Software firm discovers group conducting espionage
MANILA, Philippines—A computer security software company has discovered a cyber-criminal group believed to be conducting espionage activities through a malicious software, or malware, that has already spread to at least 31 countries.
The malicious software, identified as “Careto,” which is Spanish for “Mask,” is believed to be the most advanced online threat ever seen.
“The Mask is one of the most advanced threats at the current time. This and several other factors make us believe this could be a state-sponsored operation,” Kaspersky Labs said in a report published on its computer security website www.securelist.com.
“We observed a very high degree of professionalism in the operational procedures of the group behind this attack, including monitoring of their infrastructure, shutdown of the operation, avoiding curious eyes through access rules, using wiping instead of deletion for log files, etc. This level of operational security is not normal for cybercriminal groups,” it said.
The authors behind the malware are still unknown but the targets have been identified as primarily government institutions, diplomatic offices and embassies, energy, oil and gas companies, research institutions, private equity firms and activists.

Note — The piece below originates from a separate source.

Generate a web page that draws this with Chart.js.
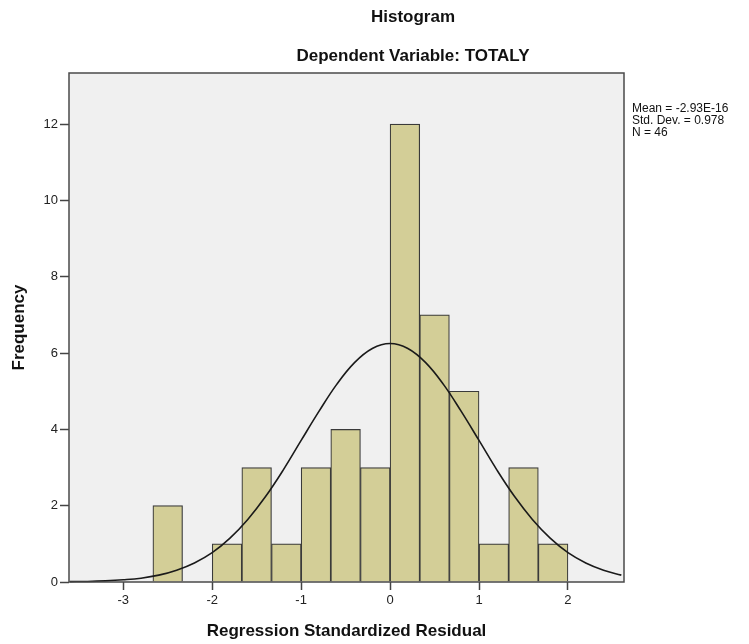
<!DOCTYPE html>
<html>
<head>
<meta charset="utf-8">
<script src="https://cdn.jsdelivr.net/npm/chart.js@4.4.1/dist/chart.umd.min.js"></script>
<style>
    html, body { margin: 0; padding: 0; background: #fff; }
    #wrap { position: relative; width: 749px; height: 644px; font-family: "Liberation Sans", Arial, sans-serif; }
    #histChart { position: absolute; left: 0; top: 0; }
    .title { position: absolute; left: 213px; width: 400px; text-align: center; font-weight: bold; font-size: 17px; color: #111; line-height: 20px; }
    #stats { position: absolute; left: 632px; top: 102px; font-size: 12px; line-height: 12px; color: #111; }
</style>
</head>
<body>
<div id="wrap">
    <canvas id="histChart" width="749" height="644"></canvas>
    <div class="title" style="top:7px">Histogram</div>
    <div class="title" style="top:46px">Dependent Variable: TOTALY</div>
    <div id="stats">Mean = -2.93E-16<br>Std. Dev. = 0.978<br>N = 46</div>
</div>
<script>
// Intervalos del histograma (centro de cada barra, ancho 1/3)
const binCenters = [-2.5, -2.1667, -1.8333, -1.5, -1.1667, -0.8333, -0.5, -0.1667, 0.1667, 0.5, 0.8333, 1.1667, 1.5, 1.8333];
const frequencies = [2, 0, 1, 3, 1, 3, 4, 3, 12, 7, 5, 1, 3, 1];

// Curva normal
const curveX = [-3.6, -3.4, -3.2, -3.0, -2.8, -2.6, -2.4, -2.2, -2.0, -1.8, -1.6, -1.4, -1.2, -1.0, -0.8, -0.6, -0.4, -0.2,
    0, 0.2, 0.4, 0.6, 0.8, 1.0, 1.2, 1.4, 1.6, 1.8, 2.0, 2.2, 2.4, 2.6];
const curveY = [0.01, 0.015, 0.03, 0.057, 0.10, 0.18, 0.31, 0.50, 0.77, 1.15, 1.64, 2.24, 2.94, 3.71, 4.47, 5.18, 5.75, 6.12,
    6.25, 6.12, 5.75, 5.18, 4.47, 3.71, 2.94, 2.24, 1.64, 1.15, 0.77, 0.50, 0.31, 0.18];

// Marcas de los ejes
const xTicks = [-3, -2, -1, 0, 1, 2];
const yTicks = [0, 2, 4, 6, 8, 10, 12];

const plotFrame = {
    id: 'plotFrame',
    beforeDatasetsDraw(chart) {
        const a = chart.chartArea;
        const ctx = chart.ctx;
        ctx.save();
        ctx.fillStyle = '#f0f0f0';
        ctx.fillRect(a.left, a.top, a.right - a.left, a.bottom - a.top);
        ctx.restore();
    },
    afterDraw(chart) {
        const a = chart.chartArea;
        const ctx = chart.ctx;
        ctx.save();
        ctx.strokeStyle = '#4a4a4a';
        ctx.lineWidth = 1.5;
        ctx.strokeRect(a.left, a.top, a.right - a.left, a.bottom - a.top);
        ctx.restore();
    }
};

const tickFont = { family: '"Liberation Sans", Arial, sans-serif', size: 13 };
const titleFont = { family: '"Liberation Sans", Arial, sans-serif', size: 17, weight: 'bold' };

new Chart(document.getElementById('histChart'), {
    data: {
        datasets: [{
            type: 'line',
            data: curveX.map((x, i) => ({ x: x, y: curveY[i] })),
            borderColor: '#1a1a1a',
            borderWidth: 1.6,
            pointRadius: 0,
            tension: 0.4,
            fill: false,
            clip: false,
            order: 0
        }, {
            type: 'bar',
            data: binCenters.map((x, i) => ({ x: x, y: frequencies[i] })),
            backgroundColor: '#d3ce97',
            borderColor: '#3a3a3a',
            borderWidth: 1.2,
            borderSkipped: 'bottom',
            barPercentage: 1,
            categoryPercentage: 1,
            order: 1
        }]
    },
    plugins: [plotFrame],
    options: {
        responsive: false,
        animation: false,
        layout: { padding: { top: 73, right: 125, left: 0, bottom: 0 } },
        plugins: {
            legend: { display: false },
            tooltip: { enabled: false }
        },
        scales: {
            x: {
                type: 'linear',
                offset: false,
                min: -3.61,
                max: 2.63,
                afterBuildTicks: scale => { scale.ticks = xTicks.map(v => ({ value: v })); },
                afterFit: scale => { scale.height = 62; },
                grid: { drawOnChartArea: false, offset: false, tickLength: 8, color: '#444', tickWidth: 1.5 },
                border: { display: false },
                ticks: { font: tickFont, color: '#222', padding: 3, maxRotation: 0 },
                title: { display: true, text: 'Regression Standardized Residual', font: titleFont, color: '#111', padding: { top: 0, bottom: 2 } }
            },
            y: {
                min: 0,
                max: 13.34,
                afterBuildTicks: scale => { scale.ticks = yTicks.map(v => ({ value: v })); },
                afterFit: scale => { scale.width = 69; },
                grid: { drawOnChartArea: false, tickLength: 9, color: '#444', tickWidth: 1.5 },
                border: { display: false },
                ticks: { font: tickFont, color: '#222', padding: 2 },
                title: { display: true, text: 'Frequency', font: titleFont, color: '#111', padding: { top: 9, bottom: 0 } }
            }
        }
    }
});
</script>
</body>
</html>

There have been more than 1000 IP addresses infected in 31 countries. The most infections, 383, were seen in Morocco, Kaspersky said.
Brazil had 173 infected IPs, United Kingdom had 109, Spain had 61, France had 52, Switzerland had 33, Libya had 26, while the United States had 22, it said.
“For the victims, an infection with Careto is disastrous. The malware intercepts all the communication channels and collects the most vital information from the infected system,” Kaspersky said.
“Detection is extremely difficult because of stealth rootkit capabilities. In addition to built-in functionalities, the operators of Careto can upload additional modules which can perform any malicious task. Given the nature of the known victims, the impact is potentially very high,” it said.
Careto has been in operations since at least 2007 and could have infected Windows, Apple, Linux, Android operating systems including mobile devices.
“What makes ‘Mask’ special is the complexity of the toolset used by the attackers. This includes extremely sophisticated malware, a rootkit, a bootkit, Mac and Linux versions and possibly versions for Android and iPad/iPhone (Apple iOS),” Kaspersky said.
The way computers were infected was discovered to be through fake emails that contain a link to a malicious website. Sometimes the website would direct to a site imitating a legitimate site.
“Sometimes, the attackers use sub-domains on the exploit websites, to make them seem more legitimate,” Kaspersky said.
“These sub-domains simulate sub-sections of the main newspapers in Spain plus some international ones like the Guardian and the Washington Post,” it said.